InternVL1.5 finetune #251

Open cyj95 opened 1 month ago

cyj95 commented 1 month ago

InternVL/internvl_chat/shell/internlm2_20b_dynamic /internvl_chat_v1_5_internlm2_20b_dynamic_res_finetune.sh

有没有不用srun跑的版本?不是root用户无法安装srun相关的slurm-client

cyj95 commented 1 month ago

or is there any guide on how to install and use"srun"? which version?
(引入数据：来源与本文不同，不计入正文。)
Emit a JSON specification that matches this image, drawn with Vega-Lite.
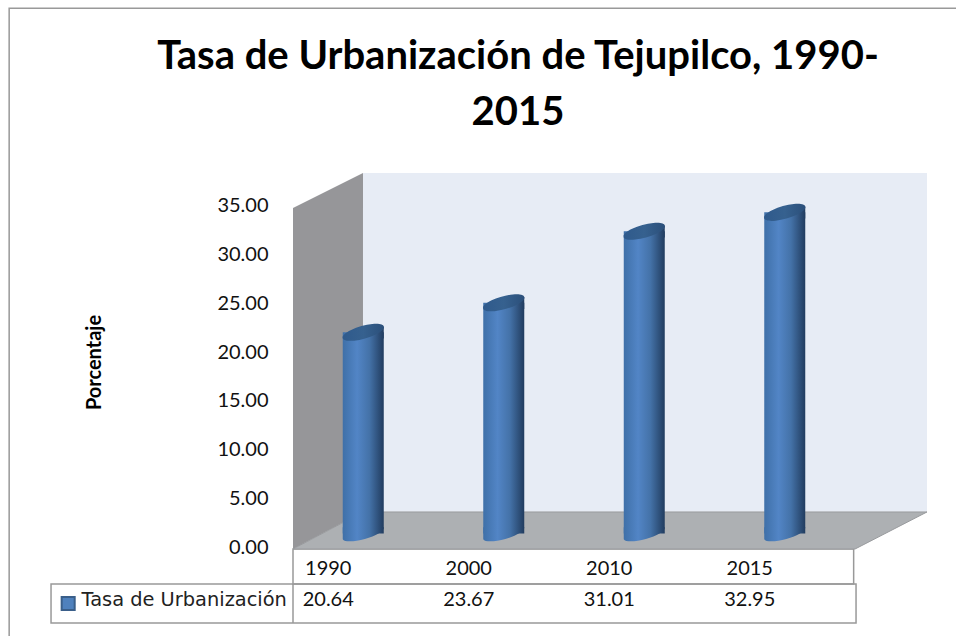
{
"$schema":"https://vega.github.io/schema/vega-lite/v6.json",
"width":634,"height":376,
"autosize":{"type":"none"},
"padding":{"left":293,"top":173,"right":29,"bottom":87},
"background":"#ffffff",
"view":{"stroke":null},
"title":{"text":["Tasa de Urbanización de Tejupilco, 1990-","2015"],"font":"Lato","fontSize":40,"fontWeight":"bold","color":"#000000","anchor":"middle","frame":"group","dx":-92,"offset":-126,"lineHeight":56},
"datasets":{
"rows":[
{"year":"1990","value":20.64},
{"year":"2000","value":23.67},
{"year":"2010","value":31.01},
{"year":"2015","value":32.95}
],
"floor":[
{"x":0,"top":0,"bottom":0},
{"x":0.498,"top":3.8,"bottom":0},
{"x":4.0,"top":3.8,"bottom":0},
{"x":4.512,"top":3.8,"bottom":3.8}
],
"side":[
{"x":0,"top":35,"bottom":0},
{"x":0.498,"top":38.59,"bottom":3.8}
],
"back":[
{"x":0.498,"top":38.59,"bottom":3.8},
{"x":4.512,"top":38.59,"bottom":3.8}
],
"grid":[
{"x":-2.02,"x2":4.9,"y":-10,"y2":55.5},
{"x":-1.722,"x2":4.007,"y":-7.6,"y2":-3.59},
{"x":0,"x2":3.99,"y":-3.59,"y2":0},
{"x":0,"x2":0,"y":-7.6,"y2":-3.59}
]
},
"resolve":{"scale":{"x":"independent","y":"independent"}},
"layer":[
{"data":{"name":"grid"},"mark":{"type":"rect","fill":"transparent","stroke":"#999999","strokeWidth":1.5,"clip":false},
"encoding":{"x":{"field":"x","type":"quantitative","scale":{"domain":[0,4.512],"nice":false,"zero":false},"axis":null},"x2":{"field":"x2"},
"y":{"field":"y","type":"quantitative","scale":{"domain":[0,38.59],"nice":false,"zero":false},"axis":null},"y2":{"field":"y2"}}},
{"data":{"name":"back"},"mark":{"type":"area","fill":"#e7ecf5"},
"encoding":{"x":{"field":"x","type":"quantitative","scale":{"domain":[0,4.512],"nice":false,"zero":false},"axis":null},
"y":{"field":"top","type":"quantitative","scale":{"domain":[0,38.59],"nice":false,"zero":false},
"axis":{"orient":"left","values":[0,5,10,15,20,25,30,35],"format":".2f","grid":false,"domain":false,"ticks":false,"labelFont":"Lato","labelFontSize":20,"labelColor":"#111111","labelPadding":25,"labelOffset":-2,"title":"Porcentaje","titleFont":"Lato","titleFontWeight":"bold","titleFontSize":20,"titleColor":"#000000","titleX":-189,"titleY":189,"titleAngle":270}},
"y2":{"field":"bottom"}}},
{"data":{"name":"side"},"mark":{"type":"area","fill":"#969699"},
"encoding":{"x":{"field":"x","type":"quantitative","scale":{"domain":[0,4.512],"nice":false,"zero":false},"axis":null},
"y":{"field":"top","type":"quantitative","scale":{"domain":[0,38.59],"nice":false,"zero":false},"axis":null},"y2":{"field":"bottom"}}},
{"data":{"name":"floor"},"mark":{"type":"area","fill":"#adb0b3","stroke":"#999b9e","strokeWidth":1},
"encoding":{"x":{"field":"x","type":"quantitative","scale":{"domain":[0,4.512],"nice":false,"zero":false},"axis":null},
"y":{"field":"top","type":"quantitative","scale":{"domain":[0,38.59],"nice":false,"zero":false},"axis":null},"y2":{"field":"bottom"}}},

{"data":{"name":"rows"},"mark":{"type":"point","filled":true,"opacity":1,"size":1681,"shape":"M-1,-0.3 L1,-0.3 L1,-0.28 A1.04,0.3 -15.6 0 1 -1,0.28 Z",
"color":{"gradient":"linear","x1":0,"x2":1,"y1":0,"y2":0,"stops":[{"offset":0,"color":"#3f70a8"},{"offset":0.35,"color":"#5285c6"},{"offset":0.65,"color":"#4472a8"},{"offset":1,"color":"#213c5f"}]}},
"encoding":{"x":{"field":"year","type":"ordinal","scale":{"type":"band","domain":["1990","2000","2010","2015"],"range":[0,562],"paddingInner":0,"paddingOuter":0},"axis":null},
"y":{"datum":0,"type":"quantitative","scale":{"domain":[-1.6,36.99],"nice":false,"zero":false},"axis":null}}},
{"data":{"name":"rows"},"mark":{"type":"bar","size":41,"color":{"gradient":"linear","x1":0,"x2":1,"y1":0,"y2":0,"stops":[{"offset":0,"color":"#3f70a8"},{"offset":0.35,"color":"#5285c6"},{"offset":0.65,"color":"#4472a8"},{"offset":1,"color":"#213c5f"}]}},
"encoding":{"x":{"field":"year","type":"ordinal","scale":{"type":"band","domain":["1990","2000","2010","2015"],"range":[0,562],"paddingInner":0,"paddingOuter":0},"axis":null},
"y":{"field":"value","type":"quantitative","scale":{"domain":[-1.6,36.99],"nice":false,"zero":false},"axis":null},"y2":{"datum":0}}},
{"data":{"name":"rows"},"mark":{"type":"point","filled":true,"opacity":1,"size":1681,"shape":"M-1,0.28 L1,-0.28 L1,0.3 L-1,0.3 Z",
"color":{"gradient":"linear","x1":0,"x2":1,"y1":0,"y2":0,"stops":[{"offset":0,"color":"#3f70a8"},{"offset":0.35,"color":"#5285c6"},{"offset":0.65,"color":"#4472a8"},{"offset":1,"color":"#213c5f"}]}},
"encoding":{"x":{"field":"year","type":"ordinal","scale":{"type":"band","domain":["1990","2000","2010","2015"],"range":[0,562],"paddingInner":0,"paddingOuter":0},"axis":null},
"y":{"field":"value","type":"quantitative","scale":{"domain":[-1.6,36.99],"nice":false,"zero":false},"axis":null}}},
{"data":{"name":"rows"},"mark":{"type":"point","filled":true,"opacity":1,"size":1681,"shape":"M-1,0.28 A1.04,0.3 -15.6 1 1 1,-0.28 A1.04,0.3 -15.6 1 1 -1,0.28 Z",
"color":{"gradient":"linear","x1":0,"x2":1,"y1":0,"y2":0,"stops":[{"offset":0,"color":"#2f5a8c"},{"offset":0.5,"color":"#36618f"},{"offset":1,"color":"#2b4f7a"}]}},
"encoding":{"x":{"field":"year","type":"ordinal","scale":{"type":"band","domain":["1990","2000","2010","2015"],"range":[0,562],"paddingInner":0,"paddingOuter":0},"axis":null},
"y":{"field":"value","type":"quantitative","scale":{"domain":[-1.6,36.99],"nice":false,"zero":false},"axis":null}}},

{"data":{"name":"rows"},"mark":{"type":"text","font":"Lato","fontSize":20,"color":"#111111","dx":-35,"baseline":"middle"},
"encoding":{"x":{"field":"year","type":"ordinal","scale":{"type":"band","domain":["1990","2000","2010","2015"],"range":[0,562],"paddingInner":0,"paddingOuter":0},"axis":null},
"y":{"datum":-2.05,"type":"quantitative","scale":{"domain":[0,38.59],"nice":false,"zero":false},"axis":null},
"text":{"field":"year"}}},
{"data":{"name":"rows"},"mark":{"type":"text","font":"Lato","fontSize":20,"color":"#111111","dx":-35,"baseline":"middle"},
"encoding":{"x":{"field":"year","type":"ordinal","scale":{"type":"band","domain":["1990","2000","2010","2015"],"range":[0,562],"paddingInner":0,"paddingOuter":0},"axis":null},
"y":{"datum":-5.25,"type":"quantitative","scale":{"domain":[0,38.59],"nice":false,"zero":false},"axis":null},
"text":{"field":"value","format":".2f"}}},
{"data":{"values":[{"series":"Tasa de Urbanización"}]},"mark":{"type":"square","size":170,"color":"#4f81bd","stroke":"#3a5f8a","opacity":1},
"encoding":{"x":{"datum":-1.6,"type":"quantitative","scale":{"domain":[0,4.512],"nice":false,"zero":false},"axis":null},
"y":{"datum":-5.6,"type":"quantitative","scale":{"domain":[0,38.59],"nice":false,"zero":false},"axis":null}}},
{"data":{"values":[{"series":"Tasa de Urbanización"}]},"mark":{"type":"text","font":"DejaVu Sans","fontSize":19.4,"color":"#222222","align":"left","baseline":"middle"},
"encoding":{"x":{"datum":-1.505,"type":"quantitative","scale":{"domain":[0,4.512],"nice":false,"zero":false},"axis":null},
"y":{"datum":-5.25,"type":"quantitative","scale":{"domain":[0,38.59],"nice":false,"zero":false},"axis":null},
"text":{"field":"series"}}}
]
}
njzfw1024 commented 3 weeks ago

请问目前有合适的解决方法了嘛

tdye24 commented 3 weeks ago

请问目前有合适的解决方法了嘛

同问

tdye24 commented 3 weeks ago

Is it right?

set -x

GPUS=${GPUS:-2}
BATCH_SIZE=${BATCH_SIZE:-16}
PER_DEVICE_BATCH_SIZE=${PER_DEVICE_BATCH_SIZE:-4}
GRADIENT_ACC=$((BATCH_SIZE / PER_DEVICE_BATCH_SIZE / GPUS))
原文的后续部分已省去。